St. Croix International Historic Site – Calais, ME: We almost didn’t stop here. It was cold and raining and we were getting ready to cross the border. But at the very last second, Jess said “TURN HERE!” so we did. It was a brief but informative stop with a visitor’s center and a short interpretive walk.
Fort Beausejour National Historic Site – Aulac, NB: This one is right on the border of New Brunswick and Nova Scotia and a short drive from the interstate, so it’s an easy stop and can be as short or long as you’d like. It was actually closed for the season when we arrived on September 26, but we were still able to park and walk around the fort – only the visitor’s center was closed. However, it’s important to remember to always check before going out of your way to visit these sites because some close earlier in the season than you’d think! Here, we were able to walk around the fort and have a good view of the area.

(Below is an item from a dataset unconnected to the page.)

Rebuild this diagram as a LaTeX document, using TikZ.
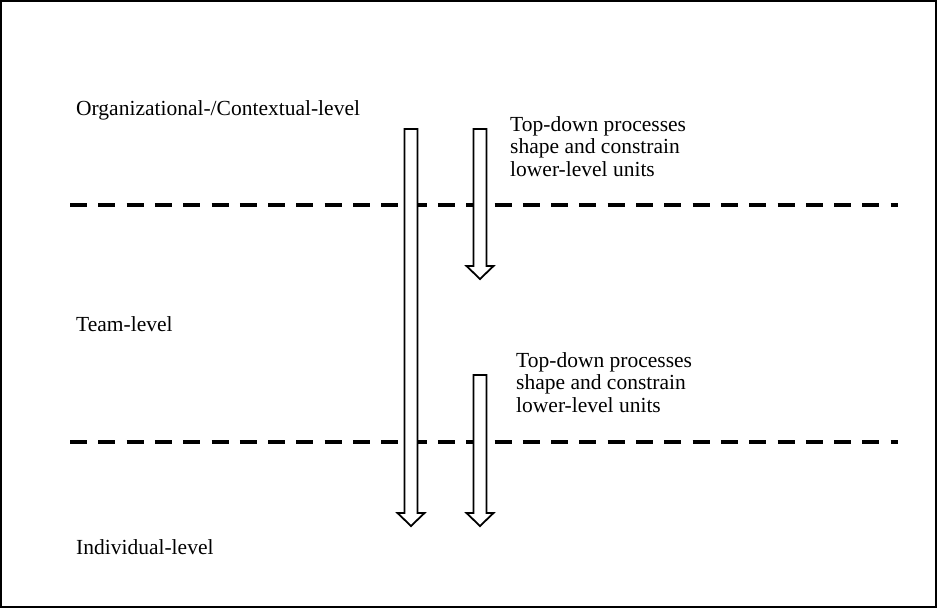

It’s dog friendly as far as we could tell — there was no one there to tell us no!
Halifax Citadel NHS and Point Pleasant Park – Halifax, NS: Our day in Halifax was completely focused on history before it was cut short due to rain. We first toured the Citadel National Historic Site which is right in the middle of downtown Halifax. It’s a really neat site with museums, reenactors, rifle demonstrations, and views of the city around. Dogs are allowed in the fort, but cannot go into the buildings or museums. Charlotte did fine for the rifles but was not a big fan of the guys dressed up as guards. After that, we walked all the way down to the peninsula park where you can find ruins scattered around that were preserved to show off the defense system. There were a lot of trails and most of the area is dog-friendly, even with some off leash areas. Charlotte made friends with a doberman named Zoe and they tried to run away together. Then, it started to downpour, so we called it a day and went back to our hotel. To continue with our history and culture theme, we ate at an Acadian restaurant for dinner.
Fortress of Louisbourg National Historic Site – Louisbourg, NS: This one was definitely our favorite site of the trip! It was definitely worth driving out of our way to visit. As I mentioned in the history, they have done an incredible job recreating what the fortress used to look like and despite it being very cold and rainy, we really enjoyed walking through and experiencing it all. We’re glad we came when we did, because it closes for the winter season on October 10 – just 2 weeks after we were there. However, dogs are not allowed, so Charlotte stayed warm and cozy in the car — it was probably better that way with the rain! We took about 2 ½ hours to walk through the entire place, and thankfully there were plenty of indoor places to tour so we weren’t in the cold that whole time. There’s also an area dedicated to all the work it took to create this place, which just goes to show the amount of detail they went into making it perfect. If you have the time and can go a little out of your way, this place is definitely worth a visit.